What the task asks
Images are not part of the copy; transcribe all the data exactly.

##########

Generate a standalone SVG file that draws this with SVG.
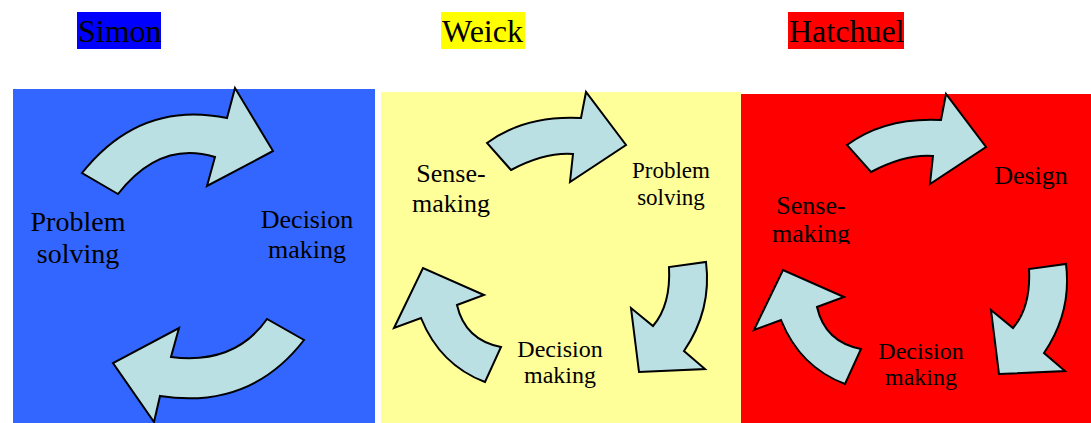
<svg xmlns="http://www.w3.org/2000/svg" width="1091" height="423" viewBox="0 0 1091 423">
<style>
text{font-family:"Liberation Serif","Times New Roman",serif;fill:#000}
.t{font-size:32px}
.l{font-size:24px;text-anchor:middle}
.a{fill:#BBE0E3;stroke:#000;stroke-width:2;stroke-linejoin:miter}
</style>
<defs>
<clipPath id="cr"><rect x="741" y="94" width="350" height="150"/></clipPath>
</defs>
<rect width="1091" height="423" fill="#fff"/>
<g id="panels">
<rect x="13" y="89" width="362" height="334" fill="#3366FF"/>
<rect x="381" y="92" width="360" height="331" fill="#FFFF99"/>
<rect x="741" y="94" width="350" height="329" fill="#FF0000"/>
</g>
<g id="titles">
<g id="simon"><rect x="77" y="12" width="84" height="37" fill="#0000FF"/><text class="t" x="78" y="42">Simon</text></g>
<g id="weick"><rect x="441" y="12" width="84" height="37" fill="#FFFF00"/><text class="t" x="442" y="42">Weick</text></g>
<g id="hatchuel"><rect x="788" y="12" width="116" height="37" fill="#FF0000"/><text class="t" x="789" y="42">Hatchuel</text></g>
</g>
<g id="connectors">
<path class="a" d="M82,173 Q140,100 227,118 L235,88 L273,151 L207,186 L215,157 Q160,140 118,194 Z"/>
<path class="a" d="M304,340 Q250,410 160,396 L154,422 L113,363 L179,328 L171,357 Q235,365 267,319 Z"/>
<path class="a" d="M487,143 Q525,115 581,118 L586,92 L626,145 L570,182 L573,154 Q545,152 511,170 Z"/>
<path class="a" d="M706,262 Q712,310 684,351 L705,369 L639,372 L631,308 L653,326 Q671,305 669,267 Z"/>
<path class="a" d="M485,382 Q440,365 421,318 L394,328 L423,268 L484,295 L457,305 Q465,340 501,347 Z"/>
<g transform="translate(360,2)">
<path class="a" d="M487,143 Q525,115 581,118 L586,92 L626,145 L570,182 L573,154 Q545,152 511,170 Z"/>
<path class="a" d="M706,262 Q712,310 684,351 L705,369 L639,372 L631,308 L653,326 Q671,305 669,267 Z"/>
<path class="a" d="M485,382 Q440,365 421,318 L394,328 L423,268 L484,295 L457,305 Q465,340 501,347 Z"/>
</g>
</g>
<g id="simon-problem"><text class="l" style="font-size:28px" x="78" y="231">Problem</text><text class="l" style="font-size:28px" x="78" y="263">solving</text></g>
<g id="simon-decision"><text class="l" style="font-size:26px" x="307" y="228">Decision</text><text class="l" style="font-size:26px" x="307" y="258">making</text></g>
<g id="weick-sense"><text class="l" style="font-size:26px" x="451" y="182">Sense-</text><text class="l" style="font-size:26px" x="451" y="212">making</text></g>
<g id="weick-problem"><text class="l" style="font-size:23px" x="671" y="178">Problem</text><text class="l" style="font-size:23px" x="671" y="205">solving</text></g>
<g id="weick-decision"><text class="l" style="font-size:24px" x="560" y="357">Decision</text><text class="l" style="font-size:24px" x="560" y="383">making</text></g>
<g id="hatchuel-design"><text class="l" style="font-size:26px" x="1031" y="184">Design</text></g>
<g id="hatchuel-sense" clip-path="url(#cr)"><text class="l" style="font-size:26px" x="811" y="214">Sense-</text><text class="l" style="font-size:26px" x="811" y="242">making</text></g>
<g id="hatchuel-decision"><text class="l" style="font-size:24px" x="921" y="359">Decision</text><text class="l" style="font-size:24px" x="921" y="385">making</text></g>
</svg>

##########

Result for this task
Generate a standalone SVG file that draws this with SVG.
<svg xmlns="http://www.w3.org/2000/svg" width="1091" height="423" viewBox="0 0 1091 423">
<style>
text{font-family:"Liberation Serif","Times New Roman",serif;fill:#000}
.t{font-size:32px}
.l{font-size:24px;text-anchor:middle}
.a{fill:#BBE0E3;stroke:#000;stroke-width:2;stroke-linejoin:miter}
</style>
<defs>
<clipPath id="cr"><rect x="741" y="94" width="350" height="150"/></clipPath>
</defs>
<rect width="1091" height="423" fill="#fff"/>
<g id="panels">
<rect x="13" y="89" width="362" height="334" fill="#3366FF"/>
<rect x="381" y="92" width="360" height="331" fill="#FFFF99"/>
<rect x="741" y="94" width="350" height="329" fill="#FF0000"/>
</g>
<g id="titles">
<g id="simon"><rect x="77" y="12" width="84" height="37" fill="#0000FF"/><text class="t" x="78" y="42">Simon</text></g>
<g id="weick"><rect x="441" y="12" width="84" height="37" fill="#FFFF00"/><text class="t" x="442" y="42">Weick</text></g>
<g id="hatchuel"><rect x="788" y="12" width="116" height="37" fill="#FF0000"/><text class="t" x="789" y="42">Hatchuel</text></g>
</g>
<g id="connectors">
<path class="a" d="M82,173 Q140,100 227,118 L235,88 L273,151 L207,186 L215,157 Q160,140 118,194 Z"/>
<path class="a" d="M304,340 Q250,410 160,396 L154,422 L113,363 L179,328 L171,357 Q235,365 267,319 Z"/>
<path class="a" d="M487,143 Q525,115 581,118 L586,92 L626,145 L570,182 L573,154 Q545,152 511,170 Z"/>
<path class="a" d="M706,262 Q712,310 684,351 L705,369 L639,372 L631,308 L653,326 Q671,305 669,267 Z"/>
<path class="a" d="M485,382 Q440,365 421,318 L394,328 L423,268 L484,295 L457,305 Q465,340 501,347 Z"/>
<g transform="translate(360,2)">
<path class="a" d="M487,143 Q525,115 581,118 L586,92 L626,145 L570,182 L573,154 Q545,152 511,170 Z"/>
<path class="a" d="M706,262 Q712,310 684,351 L705,369 L639,372 L631,308 L653,326 Q671,305 669,267 Z"/>
<path class="a" d="M485,382 Q440,365 421,318 L394,328 L423,268 L484,295 L457,305 Q465,340 501,347 Z"/>
</g>
</g>
<g id="simon-problem"><text class="l" style="font-size:28px" x="78" y="231">Problem</text><text class="l" style="font-size:28px" x="78" y="263">solving</text></g>
<g id="simon-decision"><text class="l" style="font-size:26px" x="307" y="228">Decision</text><text class="l" style="font-size:26px" x="307" y="258">making</text></g>
<g id="weick-sense"><text class="l" style="font-size:26px" x="451" y="182">Sense-</text><text class="l" style="font-size:26px" x="451" y="212">making</text></g>
<g id="weick-problem"><text class="l" style="font-size:23px" x="671" y="178">Problem</text><text class="l" style="font-size:23px" x="671" y="205">solving</text></g>
<g id="weick-decision"><text class="l" style="font-size:24px" x="560" y="357">Decision</text><text class="l" style="font-size:24px" x="560" y="383">making</text></g>
<g id="hatchuel-design"><text class="l" style="font-size:26px" x="1031" y="184">Design</text></g>
<g id="hatchuel-sense" clip-path="url(#cr)"><text class="l" style="font-size:26px" x="811" y="214">Sense-</text><text class="l" style="font-size:26px" x="811" y="242">making</text></g>
<g id="hatchuel-decision"><text class="l" style="font-size:24px" x="921" y="359">Decision</text><text class="l" style="font-size:24px" x="921" y="385">making</text></g>
</svg>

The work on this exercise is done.